The artist is increasingly turning to paper as a material and exploring new techniques, such as the Japanese Kiri cutting technique. She produces her own papers, works with tears and other damages to the material and integrates these as independent design elements. These experimental interventions merge with her graphic gestures and combine with her drawing style to create a vibrant interplay of texture, form and dynamics.
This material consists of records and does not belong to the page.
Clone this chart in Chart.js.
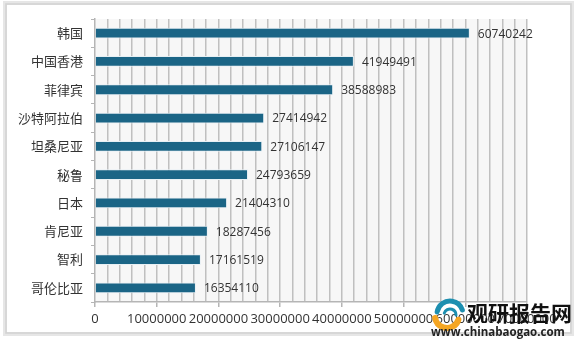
<!DOCTYPE html>
<html><head><meta charset="utf-8">
<script src="https://cdn.jsdelivr.net/npm/chart.js@4/dist/chart.umd.min.js"></script>
<style>html,body{margin:0;padding:0;background:#fff}#w{width:578px;height:342px;position:relative}</style>
</head><body><div id="w"><canvas id="c" width="578" height="342"></canvas></div>
<script>
const categories = ['韩国','中国香港','菲律宾','沙特阿拉伯','坦桑尼亚','秘鲁','日本','肯尼亚','智利','哥伦比亚'];
const values = [60740242,41949491,38588983,27414942,27106147,24793659,21404310,18287456,17161519,16354110];
const xMax = 70000000;
const xStep = 2000000;
const xMajor = 10000000;

const cjk = '"Noto Sans CJK SC", "Noto Sans", sans-serif';
const num = '"Open Sans", "Noto Sans", sans-serif';

const framePlugin = {
  id: 'frame',
  beforeDraw(chart) {
    const ctx = chart.ctx, a = chart.chartArea;
    ctx.save();
    ctx.fillStyle = '#ffffff';
    ctx.fillRect(0, 0, chart.width, chart.height);
    ctx.strokeStyle = '#e6e6e6'; ctx.lineWidth = 4;
    ctx.strokeRect(5, 3, 567, 331);
    ctx.strokeStyle = '#d2d2d2'; ctx.lineWidth = 1.5;
    ctx.strokeRect(6, 4, 565, 329);
    ctx.fillStyle = '#f7f7f7';
    ctx.fillRect(a.left, a.top, a.right - a.left, a.bottom - a.top);
    ctx.restore();
  },
  afterDraw(chart) {
    const ctx = chart.ctx;
    const meta = chart.getDatasetMeta(0);
    ctx.save();
    ctx.font = '12px ' + num;
    ctx.fillStyle = '#333333';
    ctx.textBaseline = 'middle';
    ctx.textAlign = 'left';
    meta.data.forEach((bar, i) => {
      ctx.fillText(String(values[i]), bar.x + 8, bar.y + 1);
    });
    // watermark
    const cx = 447, cy = 315;
    ctx.lineCap = 'round';
    ctx.strokeStyle = '#1d8fb0'; ctx.lineWidth = 5;
    ctx.beginPath(); ctx.arc(cx + 3, cy - 1, 13, Math.PI * 1.05, Math.PI * 1.9); ctx.stroke();
    ctx.strokeStyle = '#f5a623'; ctx.lineWidth = 6;
    ctx.beginPath(); ctx.arc(cx, cy + 1, 12, Math.PI * 0.1, Math.PI * 0.95); ctx.stroke();
    ctx.strokeStyle = '#1d8fb0'; ctx.lineWidth = 3;
    ctx.beginPath(); ctx.arc(cx + 3, cy, 6, Math.PI * 1.1, Math.PI * 2.0); ctx.stroke();
    ctx.fillStyle = '#111111';
    ctx.font = 'bold 21px ' + cjk;
    ctx.textBaseline = 'middle';
    ctx.fillText('观研报告网', 467, 313);
    ctx.font = 'bold 11.5px ' + num;
    ctx.fillStyle = '#222222';
    ctx.fillText('www.chinabaogao.com', 431, 333);
    ctx.restore();
  }
};

new Chart(document.getElementById('c'), {
  type: 'bar',
  data: {
    labels: categories,
    datasets: [{
      data: values,
      backgroundColor: '#1b6586',
      borderColor: '#e8f0f4',
      borderWidth: 1,
      borderSkipped: 'left',
      barPercentage: 0.38,
      categoryPercentage: 1.0
    }]
  },
  options: {
    indexAxis: 'y',
    responsive: false,
    animation: false,
    events: [],
    layout: { padding: { left: 0, right: 51, top: 19, bottom: 0 } },
    plugins: { legend: { display: false }, tooltip: { enabled: false } },
    scales: {
      x: {
        min: 0, max: xMax,
        afterFit(s) { s.height = 40; },
        afterBuildTicks(s) {
          const t = [];
          for (let v = 0; v <= xMax; v += xStep) t.push({ value: v });
          s.ticks = t;
        },
        border: { display: true, color: '#b5b5b5', width: 1.5 },
        grid: {
          color: (c) => c.tick && c.tick.value === 0 ? 'rgba(0,0,0,0)' : '#c0c0c0',
          lineWidth: 1.5,
          drawTicks: true,
          tickLength: 5,
          tickColor: (c) => c.tick && c.tick.value % xMajor === 0 ? '#b5b5b5' : 'rgba(0,0,0,0)'
        },
        ticks: {
          autoSkip: false, maxRotation: 0, minRotation: 0,
          padding: 4,
          color: '#333333',
          font: { family: num, size: 13 },
          callback: (v) => (v % xMajor === 0 ? String(v) : '')
        }
      },
      y: {
        afterFit(s) { s.width = 95; },
        border: { display: true, color: '#b5b5b5', width: 1.5 },
        grid: {
          offset: true,
          drawOnChartArea: false,
          drawTicks: true,
          tickLength: 4,
          tickColor: '#b5b5b5'
        },
        ticks: {
          color: '#333333',
          padding: 8,
          font: { family: cjk, size: 13 }
        }
      }
    }
  },
  plugins: [framePlugin]
});
</script></body></html>
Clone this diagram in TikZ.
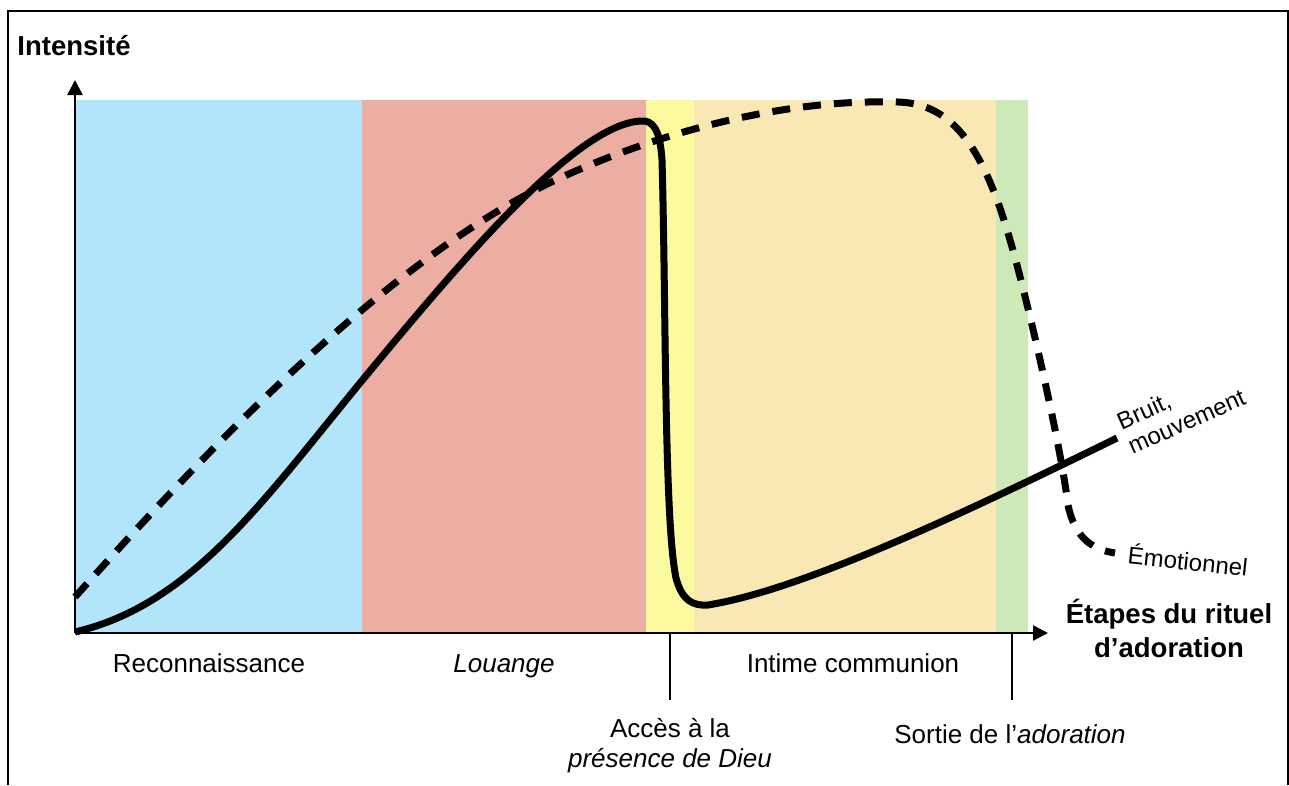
\documentclass[tikz,border=0pt]{standalone}
\usepackage{fontspec}
\setmainfont{Liberation Sans}
\usetikzlibrary{arrows.meta}
\definecolor{bblue}{HTML}{B3E5FA}
\definecolor{bred}{HTML}{ECAEA3}
\definecolor{byellow}{HTML}{FBFA9E}
\definecolor{bbeige}{HTML}{F9E8B3}
\definecolor{bgreen}{HTML}{CDE9B7}
\begin{document}
\begin{tikzpicture}[x=1pt,y=-1pt,
  lbl/.style={font=\fontsize{26}{30}\selectfont, inner sep=0pt, align=center, anchor=base},
  boldlbl/.style={font=\fontsize{27.5}{34}\selectfont\bfseries, inner sep=0pt, align=center, anchor=base},
  smalllbl/.style={font=\fontsize{24}{27}\selectfont, inner sep=0pt},
  axisline/.style={line width=2.5pt, -{Triangle[length=15pt,width=15pt]}},
  tickline/.style={line width=2.5pt},
  solidcurve/.style={line width=7pt},
  dashcurve/.style={line width=7pt, dash pattern=on 18pt off 13pt}]
\useasboundingbox (0,0) rectangle (1289,785);
\fill[white] (0,0) rectangle (1289,785);
% frame
\draw[line width=2.5pt] (8,785) -- (8,11) -- (1288,11) -- (1288,785);
% bands
\fill[bblue] (75,100) rectangle (362,633);
\fill[bred] (362,100) rectangle (646,633);
\fill[byellow] (646,100) rectangle (694,633);
\fill[bbeige] (694,100) rectangle (996,633);
\fill[bgreen] (996,100) rectangle (1028,633);
% axes
\coordinate (O) at (75,633);
\coordinate (Ytip) at (75,80);
\coordinate (Xtip) at (1048,633);
\coordinate (T1a) at (670,633);
\coordinate (T1b) at (670,700);
\coordinate (T2a) at (1012,633);
\coordinate (T2b) at (1012,700);
\draw[tickline] (T1a) -- (T1b);
\draw[tickline] (T2a) -- (T2b);
\draw[axisline] (O) -- (Ytip);
\draw[axisline] (O) -- (Xtip);
% dashed curve (emotionnel)
\coordinate (D0) at (75,597);
\coordinate (D4) at (1115,553);
\draw[dashcurve] (D0) .. controls (180,480) and (380,260) .. (560,178)
  .. controls (680,123) and (800,100) .. (890,102)
  .. controls (945,100) and (980,135) .. (1010,240)
  .. controls (1025,290) and (1060,440) .. (1068,505)
  .. controls (1075,540) and (1095,550) .. (D4);
% solid curve (bruit, mouvement)
\coordinate (S0) at (75,632);
\coordinate (S5) at (1117,438);
\draw[solidcurve] (S0) .. controls (190,605) and (260,505) .. (360,383)
  .. controls (460,262) and (576,124) .. (641,121)
  .. controls (652,120) and (660,128) .. (662,160)
  .. controls (666,300) and (664,520) .. (676,578)
  .. controls (682,600) and (692,606) .. (708,605)
  .. controls (800,590) and (950,520) .. (S5);
% labels
\node[boldlbl] (yl) at (74,55) {Intensité};
\node[boldlbl] (xl) at (1169,657) {Étapes du rituel\\d’adoration};
\node[lbl] (l1) at (209,672) {Reconnaissance};
\node[lbl] (l2) at (504,672) {\itshape Louange};
\node[lbl] (l3) at (853,672) {Intime communion};
\node[lbl] (l4) at (670,767) {Accès à la\\\itshape présence de Dieu};
\node[lbl] (l5) at (1010,743) {Sortie de l’\textit{adoration}};
\node[smalllbl, rotate=24, align=left] (bm) at (1181,409) {Bruit,\\mouvement};
\node[smalllbl, rotate=-6] (em) at (1188,560) {Émotionnel};
\end{tikzpicture}
\end{document}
Carolina del Pilar was born in Colombia. This is where she grew up, graduated from high school in 1997 and subsequently trained as an actor. In 2000, she moved to Germany, where she first lived in Hamburg. In 2009 she began her studies in textile and surface design at the Weißensee Academy of Art Berlin, which she completed in 2017 with a Master of Arts degree. She quickly realised that sediments made up of charcoal and chalk in particular gave her the artistic expression she was looking for. However, it was not enough for her to use the material purely as a resource, she also got to the bottom of it scientifically, discovered the immense variety of different manifestations of her materials and finally wrote her master’s thesis on charcoal as a chemical element. Del Pilar’s works have already been shown in several exhibitions in Hamburg, Malmö and Berlin, are honoured by the Kunstverein Bad Saarow with a solo exhibition and are represented in various private collections.